In the accounting world, Accounts Payable (or AP) is essentially the process of paying bills and understanding how much you owe to each vendor. However, there are a lot of moving parts to this process, including collecting and processing bills from your vendors; reviewing and approving those bills; entering them into your accounting software and paying them.
So – what does this process look like, what are the inefficiencies, and what can be done to make it more efficient?
In a large business, the AP department can get incredibly complex – and for good reason. There is a lot that can go wrong from late payments to fraud to paying unauthorized bills. For many small businesses, the system is inefficient, unstructured, and risky. Often much of the heavy lifting falls on the shoulders of the business owner, sucking away a tremendous amount of time.
A good AP process should have most, if not all of the below best practices:
- Use of technology that allows an audit trail and automated payment release.

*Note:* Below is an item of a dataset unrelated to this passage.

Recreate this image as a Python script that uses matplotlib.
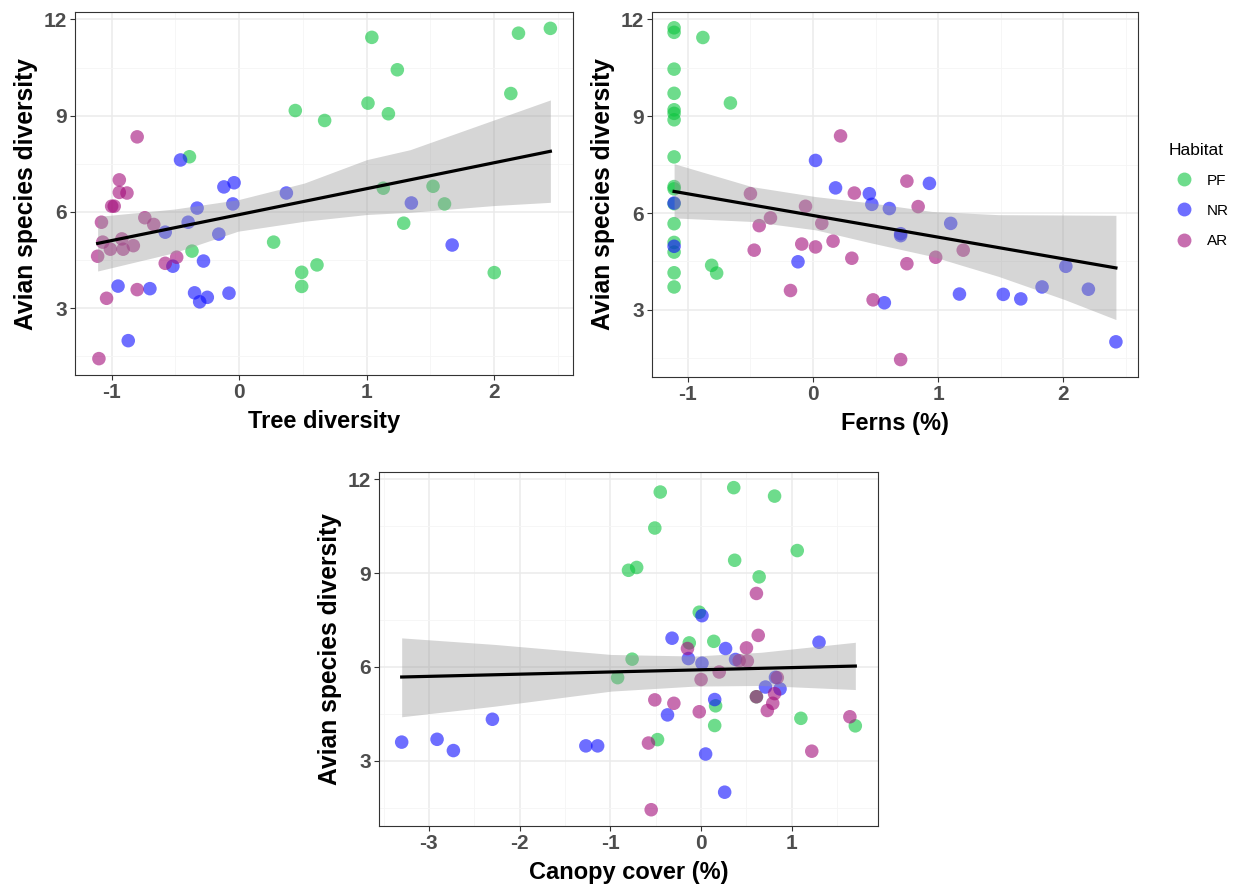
import numpy as np
import matplotlib
matplotlib.use("Agg")
import matplotlib.pyplot as plt
from matplotlib.lines import Line2D

plt.rcParams['font.family'] = ['Liberation Sans', 'DejaVu Sans']
plt.rcParams['axes.unicode_minus'] = False

habitats = ['PF', 'NR', 'AR']
colors = {'PF': '#0DC53F', 'NR': '#0D0DFF', 'AR': '#A30D7A'}

# Panel 1: tree diversity
tree_x = {
    'PF': [1.04, 2.19, 2.44, 1.24, 2.13, 1.01, 0.44, 1.17, 0.67, -0.39,
           1.13, 1.52, 1.61, 1.29, 0.27, -0.37, 0.61, 0.49, 2.00, 0.49],
    'NR': [-0.46, -0.04, -0.12, 0.37, -0.05, -0.33, 1.35, -0.40, -0.58, -0.16,
           1.67, -0.28, -0.52, -0.95, -0.70, -0.35, -0.08, -0.25, -0.31, -0.87],
    'AR': [-0.80, -0.94, -0.94, -0.88, -1.00, -0.98, -1.08, -0.74, -0.67, -1.07,
           -0.92, -1.01, -0.91, -0.83, -1.11, -0.49, -0.58, -0.80, -1.04, -1.10],
}
tree_y = {
    'PF': [11.44, 11.57, 11.72, 10.43, 9.69, 9.39, 9.16, 9.06, 8.85, 7.72,
           6.74, 6.80, 6.25, 5.65, 5.06, 4.78, 4.35, 4.12, 4.11, 3.68],
    'NR': [7.62, 6.91, 6.78, 6.59, 6.25, 6.12, 6.28, 5.68, 5.37, 5.31,
           4.97, 4.47, 4.31, 3.69, 3.61, 3.48, 3.47, 3.34, 3.20, 1.99],
    'AR': [8.34, 7.00, 6.61, 6.59, 6.18, 6.18, 5.68, 5.82, 5.61, 5.06,
           5.16, 4.84, 4.84, 4.95, 4.62, 4.59, 4.40, 3.58, 3.31, 1.43],
}
tree_fit_x = [-1.11, 2.44]
tree_fit_y = [5.02, 7.89]
tree_band_x = [-1.11, -0.51, -0.01, 0.51, 1.00, 1.34, 2.00, 2.44]
tree_band_lo = [4.16, 4.73, 5.40, 5.71, 5.92, 5.99, 6.20, 6.30]
tree_band_hi = [5.86, 6.09, 6.38, 6.90, 7.63, 7.94, 8.87, 9.49]

# Panel 2: ferns
fern_x = {
    'PF': [-1.11, -1.11, -0.88, -1.11, -1.11, -1.11, -1.11, -1.11, -0.66, -1.11,
           -1.11, -1.11, -1.11, -1.11, -1.11, -1.11, -0.81, -0.77, -1.11, -1.11],
    'NR': [-1.11, -1.11, 0.02, 0.18, 0.45, 0.47, 0.61, 0.93, 1.10, 0.70,
           0.70, -0.12, 2.02, 1.17, 1.52, 1.66, 1.83, 2.20, 0.57, 2.42],
    'AR': [0.22, 0.75, -0.50, 0.33, 0.84, -0.06, -0.34, 0.07, -0.43, 0.16,
           -0.09, 0.02, -0.47, 1.20, 0.31, 0.98, 0.75, -0.18, 0.48, 0.70],
}
fern_y = {
    'PF': [11.74, 11.60, 11.44, 10.46, 9.71, 9.20, 9.09, 8.89, 9.41, 7.74,
           6.82, 6.75, 6.29, 5.67, 5.09, 4.79, 4.38, 4.14, 4.15, 3.71],
    'NR': [6.31, 4.97, 7.63, 6.78, 6.60, 6.27, 6.14, 6.92, 5.68, 5.36,
           5.30, 4.49, 4.35, 3.49, 3.48, 3.34, 3.71, 3.64, 3.22, 2.01],
    'AR': [8.39, 6.99, 6.60, 6.62, 6.20, 6.21, 5.85, 5.68, 5.61, 5.13,
           5.04, 4.95, 4.85, 4.85, 4.60, 4.63, 4.43, 3.60, 3.31, 1.46],
}
fern_fit_x = [-1.11, 2.42]
fern_fit_y = [6.67, 4.30]
fern_band_x = [-1.11, -0.49, 0.02, 0.47, 0.95, 1.48, 2.01, 2.42]
fern_band_lo = [5.85, 5.74, 5.48, 5.07, 4.66, 4.04, 3.32, 2.70]
fern_band_hi = [7.53, 6.82, 6.51, 6.31, 6.05, 5.95, 5.94, 5.93]

# Panel 3: canopy cover
canopy_x = {
    'PF': [0.36, -0.45, 0.81, -0.51, 1.06, 0.37, -0.71, -0.80, 0.64, -0.02,
           0.14, -0.13, -0.76, -0.92, 0.61, 0.16, 1.10, 0.15, 1.70, -0.48],
    'NR': [0.01, -0.32, 0.27, 1.30, -0.14, 0.38, 0.01, 0.82, 0.71, 0.87,
           0.15, -0.37, -2.30, -3.30, -2.91, -2.73, -1.27, -1.14, 0.05, 0.26],
    'AR': [0.61, 0.63, -0.15, 0.50, 0.42, 0.51, 0.20, 0.00, 0.84, -0.51,
           -0.30, 0.61, 0.81, 0.79, 0.73, -0.02, 1.64, -0.58, 1.22, -0.55],
}
canopy_y = {
    'PF': [11.73, 11.59, 11.46, 10.44, 9.72, 9.41, 9.18, 9.09, 8.88, 7.75,
           6.82, 6.77, 6.25, 5.66, 5.05, 4.76, 4.36, 4.13, 4.12, 3.68],
    'NR': [7.64, 6.92, 6.59, 6.79, 6.27, 6.24, 6.12, 5.67, 5.36, 5.30,
           4.96, 4.47, 4.33, 3.60, 3.69, 3.33, 3.48, 3.48, 3.22, 2.00],
    'AR': [8.35, 7.01, 6.59, 6.61, 6.20, 6.19, 5.84, 5.60, 5.66, 4.95,
           4.84, 5.05, 5.15, 4.84, 4.61, 4.57, 4.41, 3.57, 3.31, 1.44],
}
canopy_fit_x = [-3.30, 1.70]
canopy_fit_y = [5.68, 6.03]
canopy_band_x = [-3.30, -2.27, -0.99, -0.07, 0.66, 1.70]
canopy_band_lo = [4.41, 4.75, 5.23, 5.39, 5.41, 5.28]
canopy_band_hi = [6.93, 6.72, 6.40, 6.35, 6.47, 6.79]


def panel(ax, xs, ys, fit_x, fit_y, band_x, band_lo, band_hi, xlabel, xticks):
    for h in habitats:
        ax.scatter(xs[h], ys[h], s=95, color=colors[h], alpha=0.6,
                   edgecolors='none', zorder=3)
    ax.fill_between(band_x, band_lo, band_hi, color='#999999',
                    alpha=0.4, linewidth=0, zorder=4)
    ax.plot(fit_x, fit_y, color='black', linewidth=2.3, zorder=5)

    ax.set_xticks(xticks)
    ax.set_xticks([t - 0.5 for t in xticks] + [xticks[-1] + 0.5], minor=True)
    ax.set_yticks([3, 6, 9, 12])
    ax.set_yticks([1.5, 4.5, 7.5, 10.5], minor=True)
    # limits after ticks so the minor ticks don't widen the view
    x = np.concatenate([xs[h] for h in habitats])
    xr = x.max() - x.min()
    ax.set_xlim(x.min() - 0.05 * xr, x.max() + 0.05 * xr)
    ax.set_ylim(0.92, 12.23)
    ax.grid(which='major', color='#EBEBEB', linewidth=1.1, zorder=0)
    ax.grid(which='minor', color='#F5F5F5', linewidth=0.6, zorder=0)
    ax.set_axisbelow(True)
    for sp in ax.spines.values():
        sp.set_color('#333333')
        sp.set_linewidth(0.8)
    ax.tick_params(which='major', length=3.5, color='#333333', width=0.8,
                   labelsize=15, labelcolor='#4D4D4D', pad=2)
    ax.tick_params(which='minor', length=0)
    for lab in ax.get_xticklabels() + ax.get_yticklabels():
        lab.set_fontweight('bold')
    ax.set_xlabel(xlabel, fontsize=17, fontweight='bold', labelpad=6)
    ax.set_ylabel('Avian species diversity', fontsize=17.7, fontweight='bold', labelpad=4)


fig = plt.figure(figsize=(12.35, 8.88), dpi=100)
W, H = 1235, 888
ax1 = fig.add_axes([75 / W, 1 - 375 / H, 498 / W, 363 / H])
ax2 = fig.add_axes([652 / W, 1 - 377 / H, 486 / W, 365 / H])
ax3 = fig.add_axes([379 / W, 1 - 826 / H, 499 / W, 354 / H])

panel(ax1, tree_x, tree_y, tree_fit_x, tree_fit_y,
      tree_band_x, tree_band_lo, tree_band_hi, 'Tree diversity', [-1, 0, 1, 2])
panel(ax2, fern_x, fern_y, fern_fit_x, fern_fit_y,
      fern_band_x, fern_band_lo, fern_band_hi, 'Ferns (%)', [-1, 0, 1, 2])
panel(ax3, canopy_x, canopy_y, canopy_fit_x, canopy_fit_y,
      canopy_band_x, canopy_band_lo, canopy_band_hi, 'Canopy cover (%)',
      [-3, -2, -1, 0, 1])

handles = [Line2D([], [], marker='o', linestyle='none', markersize=10,
                  markerfacecolor=colors[h], markeredgecolor='none', alpha=0.6)
           for h in habitats]
fig.legend(handles, habitats, title='Habitat', loc='upper left',
           bbox_to_anchor=(1155 / W, 1 - 129 / H), frameon=False,
           fontsize=11, title_fontsize=12.5, handletextpad=0.5,
           labelspacing=1.05, alignment='left')

fig.savefig('out.png', dpi=100)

- Limited Access and internal controls. (Never have one person handle the whole process of receiving, entering, approving, and paying)
- Bills are entered with all information such as due dates, invoice numbers, account numbers, and attached copies of the bill.
- Payments are prioritized by due dates.
- Quality controls and duplicate payment reviews. (This also includes a review and approval process for accurate expense coding)
- Timely and regular reporting that includes cash flow and pertinent AP details.
Your company’s accounts payable (AP) team will process any invoice that is sent on behalf of your company. Then your AP team, manually or mechanically, checks each invoice, then will ensure the funds are available and make sure the invoice was approved by an approved approver. When it comes to AP, companies have a lot of options. They can choose to process invoices manually or mechanically. Manual processing is done by hand, while mechanical processing is done with the help of software.
Here is a snapshot of the manual AP process:
In summary, it is important to have an AP process that is automated and streamlined. From reviewing and approving invoices to the final payment, having a process not only helps to make sure that payments are not missed but, the time it takes to process payments can be reduced significantly. This is especially important for small businesses and startups that do not have the resources to hire an AP clerk or an AP manager.
There are 3 main inefficiencies in the AP world:
- Too much paper – From paper invoices to paper checks, the reliance on hard copies slows down the process of documentation—the lifeblood of any accounting system. Manual paper check writing and physical signatures should be a thing of the past.
- Overly complex workflow – Sometimes processes grow and become overly complex as a business grows. A good process should be as simple as possible and allow for the fewest “touches” as possible. We want the right people involved so that we can get fast and efficient approvals and categorization feedback. Finally, we want the act of issuing payment to be semi-automated, electronic, fast, and secure.
- Timing of payments and cash flow – Keeping track of payment terms across dozens, hundreds, or even thousands of vendors is a significant challenge. But paying those bills too early can funnel away cash you need, and paying them too late can invoke extra charges that really add up. Who you pay and when you pay shouldn’t be complicated and should be something you can do on the first look at the bill.
- Create electronic records – This speeds up your ability to store and retrieve information quickly. It also allows for a system to request approval and make historical information searchable with a few keystrokes. This digitalization allows for controls to be in place around who can access records, and help with audits (at any level) should that situation arrive. Not to mention, there is a cost-saving through a reduced need for paper, toner ink, staples, folders, and postage.
- A process for timing payments – Who you pay and when you pay them can become an important part of the growth of your business. Timing these payments to make sure that you are paying invoices in a timely manner but not at the detriment of your cash flow can be an important detail to a company’s sustainability. Software has the ability to navigate these terms. In particular, it can track those terms and attach this information to each invoice, providing real-time status on due dates, approval cycles, and projected spending, for powerful data insights that often lead to better decision-making.
- Simple, yet accurate real-time data – Accountix gives you a quick snapshot of where you stand from a cash flow perspective. Having visibility in one place prevents you, as the decision maker, from needing to spend the time to track down this information in multiple sources, with multiple accounts, and multiple logins. It is a simple yet valuable tool to understand the AP obligations your company has at that time, and allows your business to make informed payment decisions more soundly.
Having a simple and effective Accounts Payable system and workflow can save countless hours and hassle from every business owner’s life. Not to mention the cost savings associated with reduced time spent by your whole team.